So I had to jet over to St. Andrews for a top-secret story. Upon arriving in town on Monday morning naturally the first thing I did was wander down to the 18th green of the Old Course, just to breathe in the scene.
Always majestic, the course looks even more impressive now that it’s already framed by towering grandstands for the upcoming Open.
A friend had lined up a game at Crail for that morning but I decided to check in with the starter to see if maybe I could sneak out late in the afternoon as a single. Trying hard not to grin, he informed me that I would be 46th on the waiting list. The first man had queued that morning at 3:40, and by the time the starter began taking names at half-past six there were already two dozen hopefuls waiting in the cold.
My disappointment was tempered by admiration. No place in the world will give you golfing fever quite like St. Andrews, and I salute those whose affliction is even more acute than my own.
1. Chris Kirk. That’s now four career wins for the criminally underrated Kirk, or, put another way, more than Jordan Spieth, Rickie Fowler, Jason Day, Brooks Koepka or just about any other young gun you can throw out there.
2. Byeong-Hun An. Benny put on the jets in winning the Euro tour’s flagship event, a long-overdue first pro victory for the 2009 U.S. Amateur champ. Another win or two and we can add him to the list of guys who have won almost as much as Chris Kirk.
3. Colin Montgomerie. No, it’s not in any way a major, but defending his title at the Senior PGA is a pretty nice accomplishment for this quasi-late bloomer.
4. Mark Calcavecchia. He helped redefine the modern game as an early adopter of the bomb-and-gouge playing style. Now he’s taking club breaking to a whole new level, trashing two sticks on the very same hole. That’s our Calc.

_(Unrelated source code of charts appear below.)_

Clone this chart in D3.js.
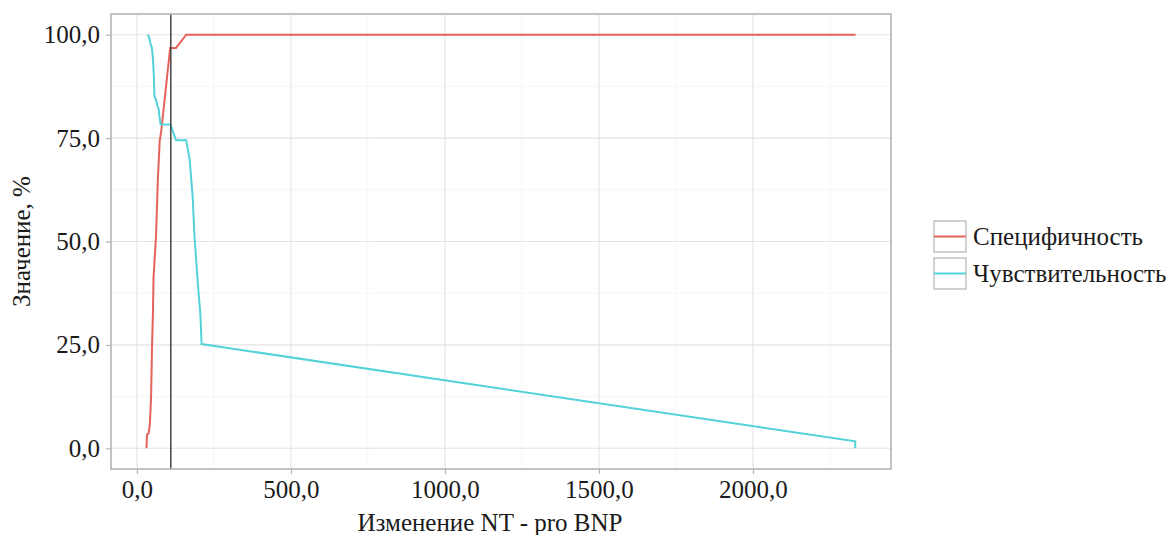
<!DOCTYPE html>
<html>
<head>
<meta charset="utf-8">
<script src="https://cdn.jsdelivr.net/npm/d3@7"></script>
<style>
  html, body { margin: 0; padding: 0; background: #fff; }
  svg { display: block; }
  text { font-family: "Liberation Serif", "DejaVu Serif", serif; fill: #1a1a1a; }
</style>
</head>
<body>
<svg id="chart" width="1168" height="535"></svg>
<script>
// Cut-off values of NT-proBNP change and the resulting specificity (%)
const specCutoff = [31, 33, 38, 42, 46, 49, 52, 54, 55, 62, 68, 74, 79, 108, 127, 160, 2333];
const specValue  = [0, 3.4, 3.6, 5.8, 12.3, 24.3, 32.3, 41.5, 42.5, 51.2, 64.8, 74.3, 76.7, 96.8, 96.8, 100, 100];

// Cut-off values and the resulting sensitivity (%)
const sensCutoff = [35.6, 41, 44, 49, 52, 55, 57, 62, 66, 71, 73, 77, 109, 115, 127, 160, 171, 174, 181, 187, 197, 206, 210, 2332, 2332];
const sensValue  = [100, 99, 97.8, 96.7, 94.2, 90, 85, 84.3, 83, 81.9, 80.3, 78.3, 78.3, 77, 74.5, 74.5, 70, 67.2, 60.8, 51.2, 40.7, 32.3, 25.2, 1.7, 0];

// Optimal cut-off marked with a vertical line
const optimalCutoff = 110;

const seriesNames = ["Специфичность", "Чувствительность"];
const seriesColors = ["#e6625a", "#52d2d9"];

const xTicks = [0, 500, 1000, 1500, 2000];
const xMinor = [250, 750, 1250, 1750, 2250];
const yTicks = [0, 25, 50, 75, 100];
const yMinor = [12.5, 37.5, 62.5, 87.5];

const xTitle = "Изменение NT - pro BNP";
const yTitle = "Значение, %";

// ---- layout ----
const panel = { left: 111, right: 891, top: 14, bottom: 469 };
const fontSize = 25;

const svg = d3.select("#chart");
svg.append("rect").attr("width", 1168).attr("height", 535).attr("fill", "#fff");

const allX = specCutoff.concat(sensCutoff);
const xMin = d3.min(allX), xMax = d3.max(allX);
const xPad = (xMax - xMin) * 0.05;
const x = d3.scaleLinear().domain([xMin - xPad, xMax + xPad]).range([panel.left, panel.right]);
const y = d3.scaleLinear().domain([-5, 105]).range([panel.bottom, panel.top]);

const locale = d3.formatLocale({ decimal: ",", thousands: "", grouping: [3], currency: ["", ""] });
const fmt = locale.format(".1f");

// grid
const grid = svg.append("g");
grid.selectAll(".xm").data(xMinor).join("line")
  .attr("x1", d => x(d)).attr("x2", d => x(d)).attr("y1", panel.top).attr("y2", panel.bottom)
  .attr("stroke", "#f2f2f2").attr("stroke-width", 0.8);
grid.selectAll(".ym").data(yMinor).join("line")
  .attr("y1", d => y(d)).attr("y2", d => y(d)).attr("x1", panel.left).attr("x2", panel.right)
  .attr("stroke", "#f2f2f2").attr("stroke-width", 0.8);
grid.selectAll(".xM").data(xTicks).join("line")
  .attr("x1", d => x(d)).attr("x2", d => x(d)).attr("y1", panel.top).attr("y2", panel.bottom)
  .attr("stroke", "#e3e3e3").attr("stroke-width", 1.1);
grid.selectAll(".yM").data(yTicks).join("line")
  .attr("y1", d => y(d)).attr("y2", d => y(d)).attr("x1", panel.left).attr("x2", panel.right)
  .attr("stroke", "#e3e3e3").attr("stroke-width", 1.1);

// curves
const line = d3.line().x(d => x(d[0])).y(d => y(d[1]));
const specData = specCutoff.map((c, i) => [c, specValue[i]]);
const sensData = sensCutoff.map((c, i) => [c, sensValue[i]]);

svg.append("path").datum(specData).attr("d", line)
  .attr("fill", "none").attr("stroke", seriesColors[0]).attr("stroke-width", 2);
svg.append("path").datum(sensData).attr("d", line)
  .attr("fill", "none").attr("stroke", seriesColors[1]).attr("stroke-width", 2);

// optimal cut-off
svg.append("line")
  .attr("x1", x(optimalCutoff)).attr("x2", x(optimalCutoff))
  .attr("y1", panel.top).attr("y2", panel.bottom)
  .attr("stroke", "#4d4d4d").attr("stroke-width", 1.6);

// panel border
svg.append("rect")
  .attr("x", panel.left).attr("y", panel.top)
  .attr("width", panel.right - panel.left).attr("height", panel.bottom - panel.top)
  .attr("fill", "none").attr("stroke", "#b5b5b5").attr("stroke-width", 1.6);

// axes
const xAxis = d3.axisBottom(x).tickValues(xTicks).tickFormat(fmt).tickSize(5).tickPadding(6);
const yAxis = d3.axisLeft(y).tickValues(yTicks).tickFormat(fmt).tickSize(5).tickPadding(6);

const gx = svg.append("g").attr("transform", `translate(0,${panel.bottom})`).call(xAxis);
const gy = svg.append("g").attr("transform", `translate(${panel.left},0)`).call(yAxis);
[gx, gy].forEach(g => {
  g.select(".domain").remove();
  g.selectAll(".tick line").attr("stroke", "#b5b5b5").attr("stroke-width", 1.2);
  g.selectAll(".tick text").attr("font-size", fontSize).attr("fill", "#1a1a1a")
    .style("font-family", "'Liberation Serif', serif");
});

// axis titles
svg.append("text").attr("x", (panel.left + panel.right) / 2 - 11).attr("y", 531)
  .attr("text-anchor", "middle").attr("font-size", fontSize).text(xTitle);
svg.append("text").attr("transform", `translate(30,${(panel.top + panel.bottom) / 2}) rotate(-90)`)
  .attr("text-anchor", "middle").attr("font-size", fontSize).text(yTitle);

// legend
const legend = svg.append("g").attr("transform", "translate(934,221)");
seriesNames.forEach((name, i) => {
  const g = legend.append("g").attr("transform", `translate(0,${i * 37})`);
  g.append("rect").attr("x", 0).attr("y", 0).attr("width", 32).attr("height", 31)
    .attr("fill", "#fff").attr("stroke", "#b5b5b5").attr("stroke-width", 1.2);
  g.append("line").attr("x1", 0).attr("x2", 32).attr("y1", 15.5).attr("y2", 15.5)
    .attr("stroke", seriesColors[i]).attr("stroke-width", 2);
  g.append("text").attr("x", 39).attr("y", 24).attr("font-size", fontSize).text(name);
});
</script>
</body>
</html>
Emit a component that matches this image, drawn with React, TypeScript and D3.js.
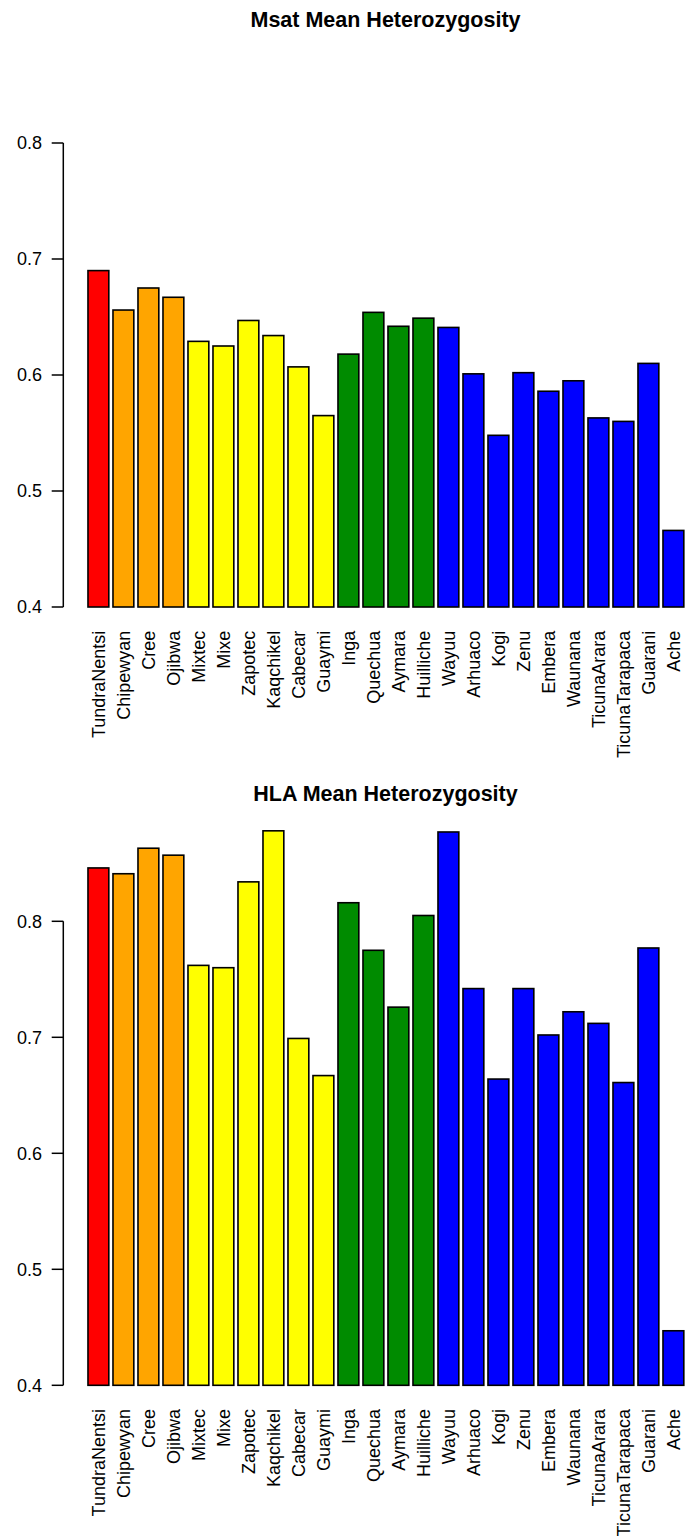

5. Jordan Spieth. He thrilled the homefolks with a strong run at yet another win. His game’s floor is most everybody else’s ceiling.
1. Wentworth. Once a grand dame of English golf, this course has been disfigured by countless plastic surgeries, and now there’s talk of another round. Maybe the BMW PGA Championship should just move to TPC Sawgrass?
2. Poults. Once again he was in a great position to win but came up short, this time suffering a four-putt on Saturday and then playing the final 14 holes on Sunday in +1 while everybody else was making birdies. What do you get for the man who has everything? A coupla wins would be a lovely start.
3. Francesco Molinari. He led after each of the first three rounds at Wentworth but on Sunday he made five bogies and a double to tumble down the leaderboard. How do you say “throwing up on myself” in Italian?
4. Concession Golf Club. The setup for this week’s Women’s NCAA championships is absurdly difficult. Memo to the big egos at this ultra-private club: you’re not hosting the U.S. Women’s Open – let the women play.
5. Brian Henninger. Tied for the lead late in the first round of the Senior PGA, Henny hit a cold shank on national TV. If that wasn’t bad enough, it landed in a lake. Henninger pieced himself back together to finish fourth but oh what might have been – in addition to the hosel rocket he made an 8, a 7 and two 6s.